Rep. Rob Andrews (D-N.J.), the co-chair of the House Democratic Steering and Policy Committee, said that he hadn’t blithely come to the conclusion that this type of political standoff was necessary. Rather, it was talks with victims of the spending cuts and a new Congressional Budget Office study showing that up to 1.6 million jobs would be at risk next year if sequestration continued that convinced him a government shutdown threat was worth it.

“I think the president should draw that line in the sand,” Andrews told The Huffington Post in an interview. “I think it would create clarity, that our side wants to have a no-drama, sensible economic policy and that they want drama. So let’s have the fight.”

“Here is my instinctive feeling about this,” he said. “Republicans generally win fights over taxes and spending, that’s their turf. We win fights about jobs. So how this fight is framed will affect the outcome.”

"I’m not eager to do it. There is no honor in shutting the government down," Andrews said. "But I would like to make that case strongly and see how far we can go.”

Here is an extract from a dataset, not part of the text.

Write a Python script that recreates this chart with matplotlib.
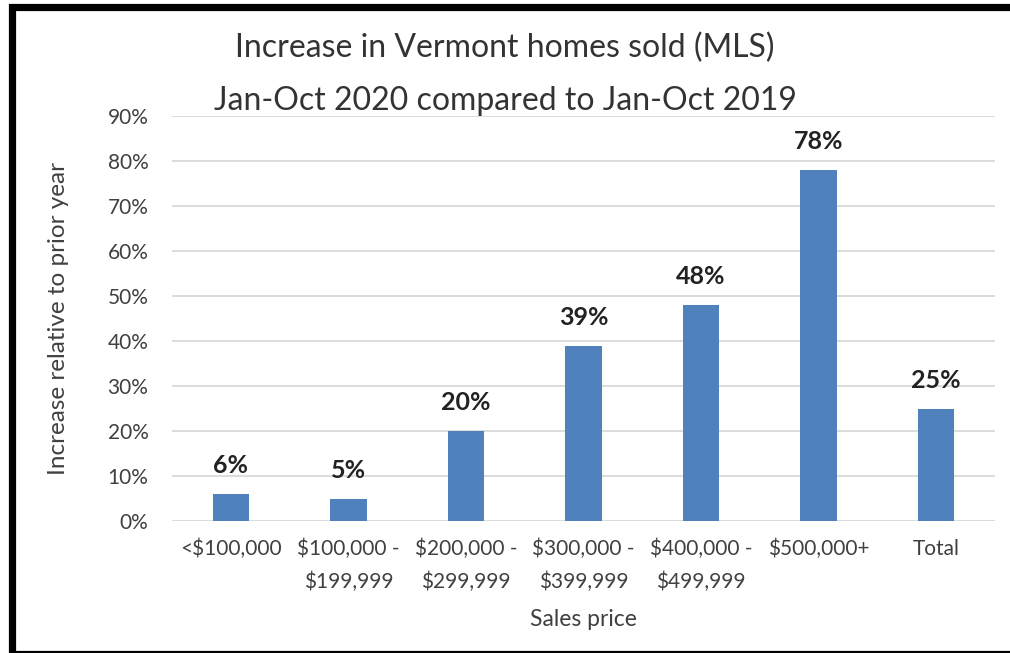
import matplotlib.pyplot as plt
from matplotlib.lines import Line2D
from matplotlib.ticker import FuncFormatter

# price bands and the % increase in homes sold
categories = ['<$100,000', '$100,000 -\n$199,999', '$200,000 -\n$299,999',
              '$300,000 -\n$399,999', '$400,000 -\n$499,999', '$500,000+', 'Total']
increase = [6, 5, 20, 39, 48, 78, 25]
yticks = [0, 10, 20, 30, 40, 50, 60, 70, 80, 90]

plt.rcParams['font.family'] = ['Lato', 'DejaVu Sans']

fig = plt.figure(figsize=(10.1, 6.53), dpi=100)
ax = fig.add_axes([0.1703, 0.2021, 0.8147, 0.6203])

x = range(len(categories))
ax.bar(x, increase, width=0.31, color='#4F81BD', zorder=3)

# value labels above each bar
for xi, v in zip(x, increase):
    ax.annotate(f"{v}%", (xi, v), xytext=(0, 12), textcoords='offset points',
                ha='center', va='bottom', fontsize=18, fontweight='bold', color='#222222')

ax.set_xlim(-0.5, len(categories) - 0.5)
ax.set_ylim(0, 90)
ax.set_yticks(yticks)
ax.yaxis.set_major_formatter(FuncFormatter(lambda v, p: f"{v:.0f}%"))
ax.set_xticks(list(x))
ax.set_xticklabels(categories, linespacing=1.75)
ax.tick_params(axis='y', length=0, pad=17, labelsize=15, labelcolor='#404040')
ax.tick_params(axis='x', length=0, pad=13, labelsize=15, labelcolor='#404040')

ax.grid(axis='y', color='#d9d9d9', linewidth=1.3, zorder=0)
for s in ax.spines.values():
    s.set_visible(False)

ax.set_xlabel('Sales price', fontsize=16.5, color='#404040', labelpad=12)
ax.set_ylabel('Increase relative to prior year', fontsize=17.5, color='#404040', labelpad=28)

fig.text(0.5, 0.886, 'Increase in Vermont homes sold (MLS)\nJan-Oct 2020 compared to Jan-Oct 2019',
         ha='center', va='center', fontsize=23, color='#333333', linespacing=1.95)

# black frame round the chart (open at the right edge)
fig.add_artist(Line2D([1.0, 0.0119, 0.0119, 1.0], [0.990, 0.990, -0.0008, -0.0008],
                      transform=fig.transFigure, color='black', linewidth=5.2,
                      solid_joinstyle='miter', solid_capstyle='butt'))

fig.savefig('out.png', dpi=100)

It's fairly bold for a member of the president's own party to advocate shutting down the government. It also creates a bit of an awkward situation, as Democrats attack Republicans for threatening a shutdown in their quest to defund the president’s health care law.

Andrews stressed that he was speaking on his own behalf and not drawing on conversations he has had with members of the administration.

But frustration with the spending cuts, and worries that they will linger beyond this fiscal year, is clearly a motivating force as Democrats enter the major budget battles of this fall. Andrews called the need to continue funding the government the “next have-to” event on the political calendar and the logical time to make the conversation “about sequestration and the very real impact it is having across the country.”

On Friday morning, the Washington Post reported that White House officials too were “discussing a potential strategy” in which the president “might refuse to sign a new funding measure that did not roll back the sequester.”

An administration official dismissed that report and general talk of a government shutdown as premature, noting that a new government funding agreement won't be needed for more than two months. But that official still warned House Republicans that if they pushed appropriations bills that went “beyond the sequester,” they would be met with “a guaranteed veto” from the president.

“We will see where discussions get us in the next few weeks before any decisions are made about the best way to solve the panoply of fiscal issues,” the official said.

Dan Pfeiffer, a senior adviser to the president, echoed those points in an email statement to The Huffington Post.

“Right now, the House Republicans continue to move appropriations bills that gut middle class priorities," he said. "These are bills the President will not sign, because they will hurt the economy, job growth and the middle class."

House Republicans, so far, seem likely to call the White House’s bluff, passing appropriations bills that dramatically cut domestic programs.

“His priorities are going nowhere,” Rep. Harold Rogers (R-Ky.), the chair of the House Appropriations Committee, said bluntly.

But the GOP doesn’t want to shoulder the blame should a standoff with the president result in a government shutdown. And in response to the Washington Post story, the office of House Speaker John Boehner (R-Ohio) sent out several emails to reporters pointing out that it was the administration, not Republicans, who was reportedly contemplating such an end game.